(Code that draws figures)
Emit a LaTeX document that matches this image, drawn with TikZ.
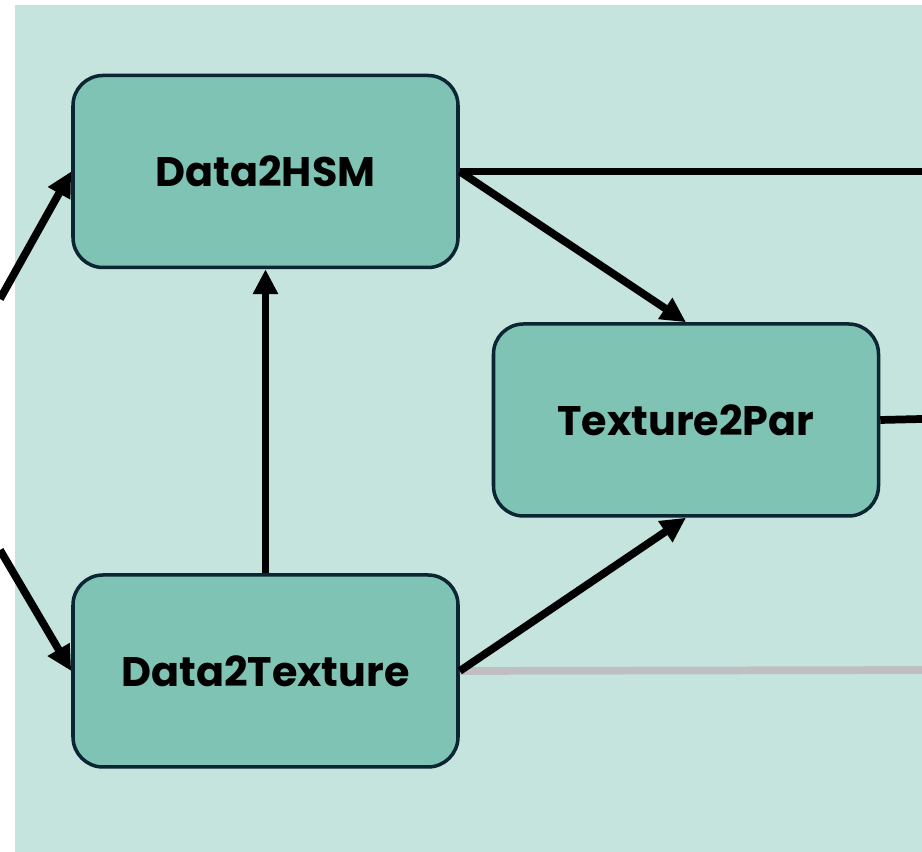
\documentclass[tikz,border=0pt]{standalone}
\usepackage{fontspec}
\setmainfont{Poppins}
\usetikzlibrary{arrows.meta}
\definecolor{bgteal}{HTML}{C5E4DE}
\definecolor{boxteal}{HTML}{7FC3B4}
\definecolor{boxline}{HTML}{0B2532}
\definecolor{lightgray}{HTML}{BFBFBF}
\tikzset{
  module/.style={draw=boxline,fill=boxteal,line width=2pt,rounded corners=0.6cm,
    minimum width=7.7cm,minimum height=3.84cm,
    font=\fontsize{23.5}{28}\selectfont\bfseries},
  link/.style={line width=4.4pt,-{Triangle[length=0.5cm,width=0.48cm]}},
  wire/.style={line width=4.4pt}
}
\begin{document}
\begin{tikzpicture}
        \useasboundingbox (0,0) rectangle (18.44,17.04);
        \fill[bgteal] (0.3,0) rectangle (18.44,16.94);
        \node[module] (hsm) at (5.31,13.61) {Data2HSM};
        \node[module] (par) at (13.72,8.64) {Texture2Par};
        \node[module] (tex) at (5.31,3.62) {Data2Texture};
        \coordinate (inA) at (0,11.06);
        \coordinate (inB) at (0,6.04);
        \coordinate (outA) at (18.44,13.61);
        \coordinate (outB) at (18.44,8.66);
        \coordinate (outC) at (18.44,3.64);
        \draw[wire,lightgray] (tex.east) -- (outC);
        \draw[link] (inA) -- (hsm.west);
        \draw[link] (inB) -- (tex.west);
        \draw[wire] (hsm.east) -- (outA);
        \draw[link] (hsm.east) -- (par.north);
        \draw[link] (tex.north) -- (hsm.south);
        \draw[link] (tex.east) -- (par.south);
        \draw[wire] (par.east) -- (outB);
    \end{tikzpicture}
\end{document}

* * *

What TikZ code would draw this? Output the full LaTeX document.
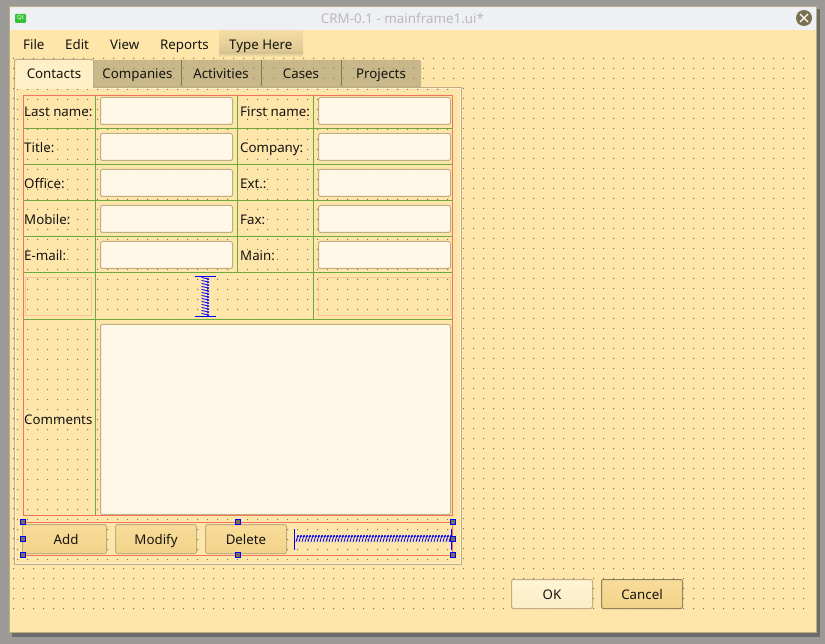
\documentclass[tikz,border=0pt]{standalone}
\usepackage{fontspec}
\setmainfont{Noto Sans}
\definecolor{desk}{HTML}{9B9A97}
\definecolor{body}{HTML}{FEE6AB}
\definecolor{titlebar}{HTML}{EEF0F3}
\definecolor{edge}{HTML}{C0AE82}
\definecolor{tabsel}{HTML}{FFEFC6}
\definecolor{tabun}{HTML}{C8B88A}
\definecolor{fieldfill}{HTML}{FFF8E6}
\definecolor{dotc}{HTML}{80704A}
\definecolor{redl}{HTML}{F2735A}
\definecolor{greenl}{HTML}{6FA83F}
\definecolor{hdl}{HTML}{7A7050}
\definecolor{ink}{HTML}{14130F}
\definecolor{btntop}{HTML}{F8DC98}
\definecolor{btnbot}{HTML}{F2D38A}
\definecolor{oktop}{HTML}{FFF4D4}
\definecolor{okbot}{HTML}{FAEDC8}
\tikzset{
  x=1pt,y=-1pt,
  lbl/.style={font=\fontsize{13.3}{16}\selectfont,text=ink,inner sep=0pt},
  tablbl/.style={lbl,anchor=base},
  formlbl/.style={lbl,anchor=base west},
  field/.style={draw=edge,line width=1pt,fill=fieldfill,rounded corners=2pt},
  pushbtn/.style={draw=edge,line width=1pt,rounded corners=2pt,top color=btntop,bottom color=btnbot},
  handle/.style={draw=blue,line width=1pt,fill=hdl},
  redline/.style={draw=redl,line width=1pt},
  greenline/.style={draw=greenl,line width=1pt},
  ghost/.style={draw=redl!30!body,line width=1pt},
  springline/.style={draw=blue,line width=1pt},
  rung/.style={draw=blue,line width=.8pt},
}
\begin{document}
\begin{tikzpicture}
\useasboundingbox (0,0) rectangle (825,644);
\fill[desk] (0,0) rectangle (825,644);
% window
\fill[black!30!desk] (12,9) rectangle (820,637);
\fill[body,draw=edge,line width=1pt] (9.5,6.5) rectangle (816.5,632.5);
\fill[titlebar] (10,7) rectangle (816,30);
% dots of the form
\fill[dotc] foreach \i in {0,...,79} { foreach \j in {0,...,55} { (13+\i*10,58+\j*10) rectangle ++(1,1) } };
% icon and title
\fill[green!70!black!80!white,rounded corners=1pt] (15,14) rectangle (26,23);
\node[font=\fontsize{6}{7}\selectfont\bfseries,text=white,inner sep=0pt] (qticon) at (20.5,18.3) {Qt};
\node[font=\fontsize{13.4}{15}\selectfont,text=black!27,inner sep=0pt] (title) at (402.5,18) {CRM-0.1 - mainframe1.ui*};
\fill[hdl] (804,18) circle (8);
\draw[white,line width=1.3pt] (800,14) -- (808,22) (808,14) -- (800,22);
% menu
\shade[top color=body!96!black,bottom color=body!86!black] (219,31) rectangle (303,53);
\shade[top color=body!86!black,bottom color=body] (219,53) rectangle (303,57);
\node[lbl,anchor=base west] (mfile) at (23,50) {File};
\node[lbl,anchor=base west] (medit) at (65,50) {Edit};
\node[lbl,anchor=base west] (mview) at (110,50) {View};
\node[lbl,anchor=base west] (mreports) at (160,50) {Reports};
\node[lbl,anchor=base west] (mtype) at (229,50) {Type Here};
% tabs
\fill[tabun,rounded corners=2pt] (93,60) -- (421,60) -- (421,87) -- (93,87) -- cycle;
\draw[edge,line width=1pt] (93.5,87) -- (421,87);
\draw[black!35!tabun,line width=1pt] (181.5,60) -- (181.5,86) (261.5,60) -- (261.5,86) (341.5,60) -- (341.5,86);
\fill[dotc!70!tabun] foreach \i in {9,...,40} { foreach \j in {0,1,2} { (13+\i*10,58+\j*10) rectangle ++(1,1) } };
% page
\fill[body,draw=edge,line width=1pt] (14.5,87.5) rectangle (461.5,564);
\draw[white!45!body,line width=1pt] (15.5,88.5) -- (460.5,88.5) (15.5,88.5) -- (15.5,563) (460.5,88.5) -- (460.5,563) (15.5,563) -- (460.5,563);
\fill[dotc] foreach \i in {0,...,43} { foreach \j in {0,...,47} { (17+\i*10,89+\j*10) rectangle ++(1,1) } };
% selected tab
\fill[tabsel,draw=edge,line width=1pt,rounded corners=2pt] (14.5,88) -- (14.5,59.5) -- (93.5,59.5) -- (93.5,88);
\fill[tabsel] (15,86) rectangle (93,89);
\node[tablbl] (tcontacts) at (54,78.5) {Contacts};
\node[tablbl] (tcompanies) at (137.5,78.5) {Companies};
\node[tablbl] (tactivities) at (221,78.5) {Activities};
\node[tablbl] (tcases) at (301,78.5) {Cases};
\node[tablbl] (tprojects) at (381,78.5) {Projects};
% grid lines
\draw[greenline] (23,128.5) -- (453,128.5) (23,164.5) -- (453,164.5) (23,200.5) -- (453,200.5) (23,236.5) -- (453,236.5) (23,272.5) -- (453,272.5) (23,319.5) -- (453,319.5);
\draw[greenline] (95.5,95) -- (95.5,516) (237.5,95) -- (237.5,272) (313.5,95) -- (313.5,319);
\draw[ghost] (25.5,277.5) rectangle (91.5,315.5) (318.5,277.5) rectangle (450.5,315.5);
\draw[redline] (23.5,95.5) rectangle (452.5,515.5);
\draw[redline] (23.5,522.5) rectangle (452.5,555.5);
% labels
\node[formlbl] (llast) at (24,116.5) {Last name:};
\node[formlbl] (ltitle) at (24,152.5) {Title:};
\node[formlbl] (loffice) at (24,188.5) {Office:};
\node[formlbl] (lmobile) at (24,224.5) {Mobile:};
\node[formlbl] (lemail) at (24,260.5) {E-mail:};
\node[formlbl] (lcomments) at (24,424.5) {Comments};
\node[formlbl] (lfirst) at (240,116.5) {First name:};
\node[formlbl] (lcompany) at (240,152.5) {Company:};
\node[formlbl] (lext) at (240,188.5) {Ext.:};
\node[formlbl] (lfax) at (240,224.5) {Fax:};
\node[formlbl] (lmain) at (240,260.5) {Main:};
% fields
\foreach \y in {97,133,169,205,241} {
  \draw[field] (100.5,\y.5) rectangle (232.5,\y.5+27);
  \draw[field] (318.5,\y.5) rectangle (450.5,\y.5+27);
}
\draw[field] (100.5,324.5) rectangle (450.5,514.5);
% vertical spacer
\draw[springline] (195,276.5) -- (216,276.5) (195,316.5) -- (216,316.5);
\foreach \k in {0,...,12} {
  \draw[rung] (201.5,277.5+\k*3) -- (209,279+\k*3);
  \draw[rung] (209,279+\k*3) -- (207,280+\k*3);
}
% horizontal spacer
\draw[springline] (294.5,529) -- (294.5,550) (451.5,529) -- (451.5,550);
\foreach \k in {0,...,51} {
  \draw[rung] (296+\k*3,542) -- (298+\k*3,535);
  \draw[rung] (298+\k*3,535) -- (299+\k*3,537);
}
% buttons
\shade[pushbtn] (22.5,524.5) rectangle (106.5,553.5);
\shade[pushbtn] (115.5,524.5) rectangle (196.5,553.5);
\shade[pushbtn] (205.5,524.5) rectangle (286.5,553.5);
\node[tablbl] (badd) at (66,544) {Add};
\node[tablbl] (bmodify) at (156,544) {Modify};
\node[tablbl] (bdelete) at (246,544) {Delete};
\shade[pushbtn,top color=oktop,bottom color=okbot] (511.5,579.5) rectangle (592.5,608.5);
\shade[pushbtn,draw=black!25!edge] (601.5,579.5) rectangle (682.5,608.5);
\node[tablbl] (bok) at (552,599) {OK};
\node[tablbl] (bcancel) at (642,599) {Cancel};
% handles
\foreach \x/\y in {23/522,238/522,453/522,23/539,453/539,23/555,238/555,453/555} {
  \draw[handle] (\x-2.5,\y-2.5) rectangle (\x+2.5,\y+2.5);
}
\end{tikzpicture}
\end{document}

▶ _Exercise task_:
Scan the lines above for "LaTeX", then copy every one that has it.

▶ _Exercise result_:
Emit a LaTeX document that matches this image, drawn with TikZ.
What TikZ code would draw this? Output the full LaTeX document.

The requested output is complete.